Celular tem melhor custo-benefício do que câmera profissional?
Câmeras profissionais são equipamentos caros, principalmente, se o fator custo incluir os preços de lentes e acessórios. Neste ponto, os celulares são mais vantajosos para usuários comuns, pois mesmos os modelos mais caros, como os iPhones Pro, tendem a ser mais baratos que um kit fotográfico de boa qualidade.
“Infelizmente, os equipamentos são muito caros e, nos últimos anos, tiveram um aumento absurdo nos preços. Uma ótima alternativa para quem quer iniciar na fotografia é recorrer a equipamentos usados”, aconselha Erik Valentim.

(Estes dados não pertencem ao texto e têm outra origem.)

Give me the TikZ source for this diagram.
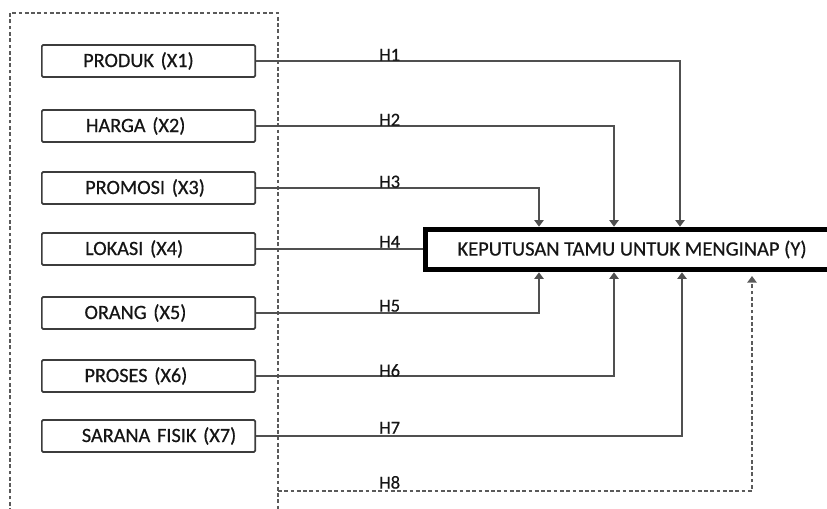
\documentclass[tikz,border=0pt]{standalone}
\usepackage{fontspec}
\setmainfont{Carlito}[FakeBold=0.5]
\usetikzlibrary{arrows.meta}
\definecolor{txt}{HTML}{151515}
\definecolor{bordc}{HTML}{3C3C3C}
\definecolor{linec}{HTML}{505050}
\definecolor{framec}{HTML}{5A5A5A}
\tikzset{
  varbox/.style={draw=bordc, line width=1.3pt, rounded corners=1pt, fill=white,
    anchor=west, text width=160pt, inner xsep=0pt, inner ysep=0pt, align=left,
    minimum height=24pt, font=\fontsize{15.2pt}{17pt}\selectfont, text=txt},
  ybox/.style={draw=black, line width=4.2pt, fill=white, minimum width=310pt,
    minimum height=30pt, inner sep=0pt, font=\fontsize{15.4pt}{17pt}\selectfont, text=txt},
  conn/.style={draw=linec, line width=1.35pt},
  arr/.style={conn, -{Triangle[width=7pt,length=5pt]}},
  frame/.style={draw=framec, line width=1.7pt, dash pattern=on 2.8pt off 1.9pt},
  darr/.style={frame, -{Triangle[width=7pt,length=5pt]}},
  hlbl/.style={anchor=south west, inner sep=0pt, text=txt, font=\fontsize{13.8pt}{15pt}\selectfont},
}
\begin{document}
\begin{tikzpicture}[x=0.75pt,y=-0.75pt]
\useasboundingbox (0,0) rectangle (827,509);
% dashed frame
\draw[frame] (10,512) -- (10,13) -- (278,13) -- (278,512);
% variable boxes
\node[varbox] (x1) at (41,61) {\hspace*{31pt}PRODUK (X1)};
\node[varbox] (x2) at (41,126) {\hspace*{33pt}HARGA (X2)};
\node[varbox] (x3) at (41,188) {\hspace*{32.5pt}PROMOSI (X3)};
\node[varbox] (x4) at (41,249) {\hspace*{32.5pt}LOKASI (X4)};
\node[varbox] (x5) at (41,313) {\hspace*{32pt}ORANG (X5)};
\node[varbox] (x6) at (41,376) {\hspace*{32pt}PROSES (X6)};
\node[varbox] (x7) at (41,436) {\hspace*{30pt}SARANA FISIK (X7)};
% dependent
\node[ybox] (y) at (632,249.5) {KEPUTUSAN TAMU UNTUK MENGINAP (Y)};
% column coordinates
\coordinate (c1) at (680,0);
\coordinate (c2) at (614,0);
\coordinate (c3) at (539,0);
\coordinate (c5) at (539,0);
\coordinate (c6) at (614,0);
\coordinate (c7) at (682,0);
\coordinate (h8s) at (278,491);
\coordinate (h8c) at (752,491);
\coordinate (h8e) at (752,276);
% connectors
\draw[arr] (x1.east) -| (c1 |- y.north);
\draw[arr] (x2.east) -| (c2 |- y.north);
\draw[arr] (x3.east) -| (c3 |- y.north);
\draw[conn] (x4.east) -- (x4.east -| y.west);
\draw[arr] (x5.east) -| (c5 |- y.south);
\draw[arr] (x6.east) -| (c6 |- y.south);
\draw[arr] (x7.east) -| (c7 |- y.south);
\draw[darr] (h8s) -- (h8c) -- (h8e);
% labels
\node[hlbl] (h1) at (379,61) {H1};
\node[hlbl] (h2) at (379,126) {H2};
\node[hlbl] (h3) at (379,188) {H3};
\node[hlbl] (h4) at (379,248) {H4};
\node[hlbl] (h5) at (379,312) {H5};
\node[hlbl] (h6) at (379,377) {H6};
\node[hlbl] (h7) at (379,434) {H7};
\node[hlbl] (h8) at (379,489) {H8};
\end{tikzpicture}
\end{document}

Já Alexandre Montenegro recomenda que fotógrafos e filmmakers aluguem equipamentos profissionais ou, quando a compra for imprescindível, simplesmente façam cálculos:
“Eu tenho um cálculo bem simples, que me ajuda a tomar uma decisão na hora de comprar uma câmera. Preciso faturar pelo menos cinco vezes o valor do equipamento no prazo de um ano. Não serve para tudo, mas dá pra aplicar na decisão de compra de uma câmera nova, uma lente nova ou um computador novo.
Existe a possibilidade de alugar um equipamento novo. Então eu posso alugar algumas vezes antes de comprar um equipamento específico. E, se eu passo alugar muitas vezes esse mesmo equipamento, eu o compro.”
Celulares podem substituir câmeras profissionais?
Os celulares ocuparam o espaço das câmeras digitais no dia a dia do usuário comum, mas isso não acontece no âmbito profissional. Embora linhas como iPhone Pro e Galaxy S permitam fotografias e filmagens de alta qualidade, elas não oferecem todos os recursos que um fotógrafo profissional pode precisar.
Para assuntos que se movem muito (esportes ou vida selvagem) e ambientes com pouca luz ou muita variação de luminosidade (festas ou shows), por exemplo, a experiência do fotógrafo pode precisar ser combinada com câmeras equipadas com sensores amplos, vários tipos de lentes e um bom conjunto de acessórios.
Com o celular não substituindo as câmeras em todos os momentos, quem se interessa pela área precisa analisar a “disputa” DSLR vs mirrorless para escolher o melhor equipamento para as suas necessidades. Cada categoria tem vantagens e desvantagens, mas câmeras mirrorless já são a maioria das opções nas lojas.